6. Practitioner Guidance and Future Research Directions

Best practices for retrofit implementation include:

• Retaining original variable-frequency inverter, bypassing only the input rectifier contingent on DC-link voltage compatibility (350–400 V).
• Maintaining auxiliary resistive heating on AC unless full DC relay conversion can be effected safely.
• Ensuring refrigerant charge and subcooling validation across AC and DC operation for equitable evaluation.
• Deploying Hall-effect DC wattmeters and inductive AC meters for accurate consumption monitoring.
• Applying part-load converter efficiency curves in system models over static values for realism.

Prospective work involves full DC nanogrid demonstrations extending to all major appliances, EV charging, and lighting. Such installations are expected to inform refined cost-benefit analyses, reveal grid-protection and power quality challenges, and guide standardization for residential low-voltage DC distribution systems.

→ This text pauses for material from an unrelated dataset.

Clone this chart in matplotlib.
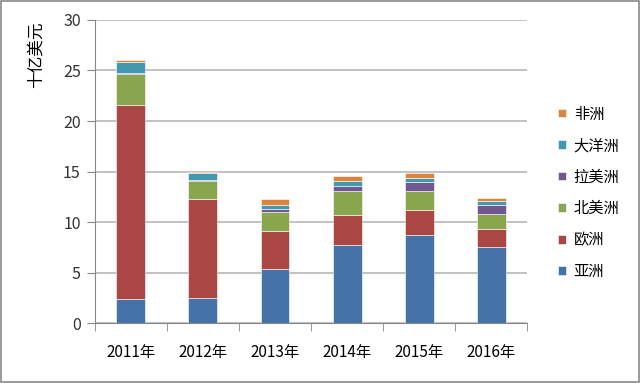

7. Context and Significance in Residential Electrification

The direct retrofit of AC heat pumps for DC operation substantiates an incremental pathway for integrating DC-native devices and building nanogrids, sidestepping systemic AC/DC conversion inefficiencies. Field and laboratory parity of operational performance, coupled with consistent energy cost reductions, frames AC-to-DC retrofits as a viable enhancement compatible with legacy hardware and variable renewable generation scenarios. This suggests the technique is a promising candidate for future electrification efforts—pending further validation under comprehensive DC distribution environments and emerging standardization initiatives (Farha et al., 23 Nov 2025).